## Material provided

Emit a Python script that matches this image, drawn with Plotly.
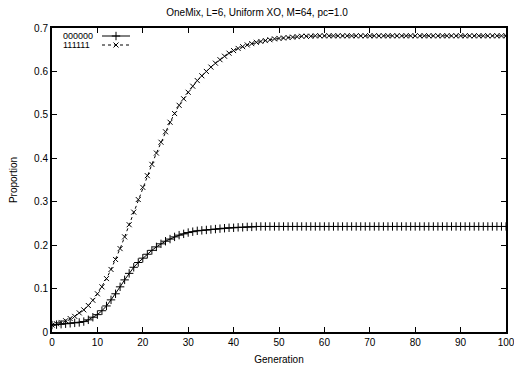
import plotly.graph_objects as go

generations = list(range(0, 101))

series_000000 = [
    0.016, 0.017, 0.018, 0.019, 0.020, 0.021, 0.022, 0.024, 0.028, 0.034,
    0.040, 0.049, 0.060, 0.074, 0.088, 0.104, 0.120, 0.135, 0.149, 0.160,
    0.170, 0.179, 0.188, 0.196, 0.203, 0.209, 0.214, 0.219, 0.223, 0.226,
    0.229, 0.231, 0.233, 0.234, 0.235, 0.236, 0.237, 0.238, 0.239, 0.240,
    0.240, 0.241, 0.241, 0.242, 0.242, 0.243, 0.243, 0.243, 0.243, 0.243,
    0.243, 0.243, 0.243, 0.243, 0.243, 0.243, 0.243, 0.243, 0.243, 0.243,
    0.243, 0.243, 0.243, 0.243, 0.243, 0.243, 0.243, 0.243, 0.243, 0.243,
    0.243, 0.243, 0.243, 0.243, 0.243, 0.243, 0.243, 0.243, 0.243, 0.243,
    0.243, 0.243, 0.243, 0.243, 0.243, 0.243, 0.243, 0.243, 0.243, 0.243,
    0.243, 0.243, 0.243, 0.243, 0.243, 0.243, 0.243, 0.243, 0.243, 0.243,
    0.243,
]

series_111111 = [
    0.016, 0.019, 0.022, 0.026, 0.031, 0.036, 0.044, 0.051, 0.061, 0.073,
    0.088, 0.104, 0.123, 0.144, 0.167, 0.192, 0.219, 0.247, 0.276, 0.305,
    0.333, 0.360, 0.386, 0.412, 0.437, 0.461, 0.483, 0.503, 0.522, 0.537,
    0.552, 0.566, 0.579, 0.590, 0.600, 0.610, 0.619, 0.627, 0.635, 0.642,
    0.648, 0.653, 0.657, 0.661, 0.664, 0.667, 0.669, 0.671, 0.673, 0.675,
    0.676, 0.677, 0.678, 0.679, 0.680, 0.681, 0.681, 0.681, 0.682, 0.682,
    0.682, 0.682, 0.682, 0.682, 0.682, 0.682, 0.682, 0.682, 0.682, 0.682,
    0.682, 0.682, 0.682, 0.682, 0.682, 0.682, 0.682, 0.682, 0.682, 0.682,
    0.682, 0.682, 0.682, 0.682, 0.682, 0.682, 0.682, 0.682, 0.682, 0.682,
    0.682, 0.682, 0.682, 0.682, 0.682, 0.682, 0.682, 0.682, 0.682, 0.682,
    0.682,
]

series_names = ["000000", "111111"]
x_ticks = list(range(0, 101, 10))
y_ticks = [0, 0.1, 0.2, 0.3, 0.4, 0.5, 0.6, 0.7]
y_tick_labels = ["0", "0.1", "0.2", "0.3", "0.4", "0.5", "0.6", "0.7"]

FONT = "Liberation Sans, Arial, Helvetica, sans-serif"
W, H = 514, 365
ML, MR, MT, MB = 52, 8, 28, 33
PW, PH = W - ML - MR, H - MT - MB

fig = go.Figure()

fig.add_trace(go.Scatter(
    x=generations, y=series_000000, name=series_names[0], mode="lines+markers",
    line=dict(color="black", width=1),
    marker=dict(symbol="cross-thin-open", size=6, color="black", line=dict(color="black", width=1)),
    showlegend=False,
))
fig.add_trace(go.Scatter(
    x=generations, y=series_111111, name=series_names[1], mode="lines+markers",
    line=dict(color="black", width=1, dash="3px,3px"),
    marker=dict(symbol="x-thin-open", size=5, color="black", line=dict(color="black", width=1)),
    showlegend=False,
))

# Gnuplot-style legend (text left, sample right) drawn on an overlay axis in pixel units
legend_rows = [(series_names[0], 36, "solid", "cross-thin-open", 6),
               (series_names[1], 45, "3px,3px", "x-thin-open", 5)]
for name, ytop, dash, sym, sz in legend_rows:
    ypix = PH - (ytop - MT)
    fig.add_trace(go.Scatter(
        x=[50, 64, 78], y=[ypix, ypix, ypix], mode="lines",
        line=dict(color="black", width=1, dash=dash),
        xaxis="x2", yaxis="y2", showlegend=False, hoverinfo="skip",
    ))
    fig.add_trace(go.Scatter(
        x=[64], y=[ypix], mode="markers",
        marker=dict(symbol=sym, size=sz, color="black", line=dict(color="black", width=1)),
        xaxis="x2", yaxis="y2", showlegend=False, hoverinfo="skip",
    ))
    fig.add_annotation(
        x=(61 - ML) / PW, y=1 - (ytop - MT) / PH, xref="paper", yref="paper", text=name,
        showarrow=False, xanchor="left", yanchor="middle",
        font=dict(family=FONT, size=9, color="black"),
    )

fig.update_layout(
    width=W, height=H,
    margin=dict(l=ML, r=MR, t=MT, b=MB, autoexpand=False),
    paper_bgcolor="white", plot_bgcolor="white",
    font=dict(family=FONT, size=10, color="black"),
    title=dict(text="OneMix, L=6, Uniform XO, M=64, pc=1.0", x=0.5, xanchor="center",
               y=1 - 12 / H, yanchor="middle", font=dict(family=FONT, size=10, color="black")),
    xaxis=dict(
        range=[0, 100], tickvals=x_ticks, ticks="inside", ticklen=5, tickwidth=1,
        tickcolor="black", showline=True, linecolor="black", linewidth=2, mirror="ticks",
        showgrid=False, zeroline=False, automargin=False, ticklabeloverflow="allow",
        title=dict(text="Generation", font=dict(family=FONT, size=10)),
        tickfont=dict(family=FONT, size=10),
    ),
    yaxis=dict(
        range=[0, 0.7], tickvals=y_ticks, ticktext=y_tick_labels, ticks="inside", ticklen=5,
        tickwidth=1, tickcolor="black", showline=True, linecolor="black", linewidth=2,
        mirror="ticks", showgrid=False, zeroline=False, automargin=False,
        ticklabeloverflow="allow",
        title=dict(text="Proportion", font=dict(family=FONT, size=10)),
        tickfont=dict(family=FONT, size=10),
    ),
    xaxis2=dict(range=[0, PW], overlaying="x", visible=False, fixedrange=True),
    yaxis2=dict(range=[0, PH], overlaying="y", visible=False, fixedrange=True),
)

fig.write_html("out.html")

## What this task involves
Repeat the material exactly as it reads, without any of its pictures.

## Solution to this exercise
Emit a Python script that matches this image, drawn with Plotly.
import plotly.graph_objects as go

generations = list(range(0, 101))

series_000000 = [
    0.016, 0.017, 0.018, 0.019, 0.020, 0.021, 0.022, 0.024, 0.028, 0.034,
    0.040, 0.049, 0.060, 0.074, 0.088, 0.104, 0.120, 0.135, 0.149, 0.160,
    0.170, 0.179, 0.188, 0.196, 0.203, 0.209, 0.214, 0.219, 0.223, 0.226,
    0.229, 0.231, 0.233, 0.234, 0.235, 0.236, 0.237, 0.238, 0.239, 0.240,
    0.240, 0.241, 0.241, 0.242, 0.242, 0.243, 0.243, 0.243, 0.243, 0.243,
    0.243, 0.243, 0.243, 0.243, 0.243, 0.243, 0.243, 0.243, 0.243, 0.243,
    0.243, 0.243, 0.243, 0.243, 0.243, 0.243, 0.243, 0.243, 0.243, 0.243,
    0.243, 0.243, 0.243, 0.243, 0.243, 0.243, 0.243, 0.243, 0.243, 0.243,
    0.243, 0.243, 0.243, 0.243, 0.243, 0.243, 0.243, 0.243, 0.243, 0.243,
    0.243, 0.243, 0.243, 0.243, 0.243, 0.243, 0.243, 0.243, 0.243, 0.243,
    0.243,
]

series_111111 = [
    0.016, 0.019, 0.022, 0.026, 0.031, 0.036, 0.044, 0.051, 0.061, 0.073,
    0.088, 0.104, 0.123, 0.144, 0.167, 0.192, 0.219, 0.247, 0.276, 0.305,
    0.333, 0.360, 0.386, 0.412, 0.437, 0.461, 0.483, 0.503, 0.522, 0.537,
    0.552, 0.566, 0.579, 0.590, 0.600, 0.610, 0.619, 0.627, 0.635, 0.642,
    0.648, 0.653, 0.657, 0.661, 0.664, 0.667, 0.669, 0.671, 0.673, 0.675,
    0.676, 0.677, 0.678, 0.679, 0.680, 0.681, 0.681, 0.681, 0.682, 0.682,
    0.682, 0.682, 0.682, 0.682, 0.682, 0.682, 0.682, 0.682, 0.682, 0.682,
    0.682, 0.682, 0.682, 0.682, 0.682, 0.682, 0.682, 0.682, 0.682, 0.682,
    0.682, 0.682, 0.682, 0.682, 0.682, 0.682, 0.682, 0.682, 0.682, 0.682,
    0.682, 0.682, 0.682, 0.682, 0.682, 0.682, 0.682, 0.682, 0.682, 0.682,
    0.682,
]

series_names = ["000000", "111111"]
x_ticks = list(range(0, 101, 10))
y_ticks = [0, 0.1, 0.2, 0.3, 0.4, 0.5, 0.6, 0.7]
y_tick_labels = ["0", "0.1", "0.2", "0.3", "0.4", "0.5", "0.6", "0.7"]

FONT = "Liberation Sans, Arial, Helvetica, sans-serif"
W, H = 514, 365
ML, MR, MT, MB = 52, 8, 28, 33
PW, PH = W - ML - MR, H - MT - MB

fig = go.Figure()

fig.add_trace(go.Scatter(
    x=generations, y=series_000000, name=series_names[0], mode="lines+markers",
    line=dict(color="black", width=1),
    marker=dict(symbol="cross-thin-open", size=6, color="black", line=dict(color="black", width=1)),
    showlegend=False,
))
fig.add_trace(go.Scatter(
    x=generations, y=series_111111, name=series_names[1], mode="lines+markers",
    line=dict(color="black", width=1, dash="3px,3px"),
    marker=dict(symbol="x-thin-open", size=5, color="black", line=dict(color="black", width=1)),
    showlegend=False,
))

# Gnuplot-style legend (text left, sample right) drawn on an overlay axis in pixel units
legend_rows = [(series_names[0], 36, "solid", "cross-thin-open", 6),
               (series_names[1], 45, "3px,3px", "x-thin-open", 5)]
for name, ytop, dash, sym, sz in legend_rows:
    ypix = PH - (ytop - MT)
    fig.add_trace(go.Scatter(
        x=[50, 64, 78], y=[ypix, ypix, ypix], mode="lines",
        line=dict(color="black", width=1, dash=dash),
        xaxis="x2", yaxis="y2", showlegend=False, hoverinfo="skip",
    ))
    fig.add_trace(go.Scatter(
        x=[64], y=[ypix], mode="markers",
        marker=dict(symbol=sym, size=sz, color="black", line=dict(color="black", width=1)),
        xaxis="x2", yaxis="y2", showlegend=False, hoverinfo="skip",
    ))
    fig.add_annotation(
        x=(61 - ML) / PW, y=1 - (ytop - MT) / PH, xref="paper", yref="paper", text=name,
        showarrow=False, xanchor="left", yanchor="middle",
        font=dict(family=FONT, size=9, color="black"),
    )

fig.update_layout(
    width=W, height=H,
    margin=dict(l=ML, r=MR, t=MT, b=MB, autoexpand=False),
    paper_bgcolor="white", plot_bgcolor="white",
    font=dict(family=FONT, size=10, color="black"),
    title=dict(text="OneMix, L=6, Uniform XO, M=64, pc=1.0", x=0.5, xanchor="center",
               y=1 - 12 / H, yanchor="middle", font=dict(family=FONT, size=10, color="black")),
    xaxis=dict(
        range=[0, 100], tickvals=x_ticks, ticks="inside", ticklen=5, tickwidth=1,
        tickcolor="black", showline=True, linecolor="black", linewidth=2, mirror="ticks",
        showgrid=False, zeroline=False, automargin=False, ticklabeloverflow="allow",
        title=dict(text="Generation", font=dict(family=FONT, size=10)),
        tickfont=dict(family=FONT, size=10),
    ),
    yaxis=dict(
        range=[0, 0.7], tickvals=y_ticks, ticktext=y_tick_labels, ticks="inside", ticklen=5,
        tickwidth=1, tickcolor="black", showline=True, linecolor="black", linewidth=2,
        mirror="ticks", showgrid=False, zeroline=False, automargin=False,
        ticklabeloverflow="allow",
        title=dict(text="Proportion", font=dict(family=FONT, size=10)),
        tickfont=dict(family=FONT, size=10),
    ),
    xaxis2=dict(range=[0, PW], overlaying="x", visible=False, fixedrange=True),
    yaxis2=dict(range=[0, PH], overlaying="y", visible=False, fixedrange=True),
)

fig.write_html("out.html")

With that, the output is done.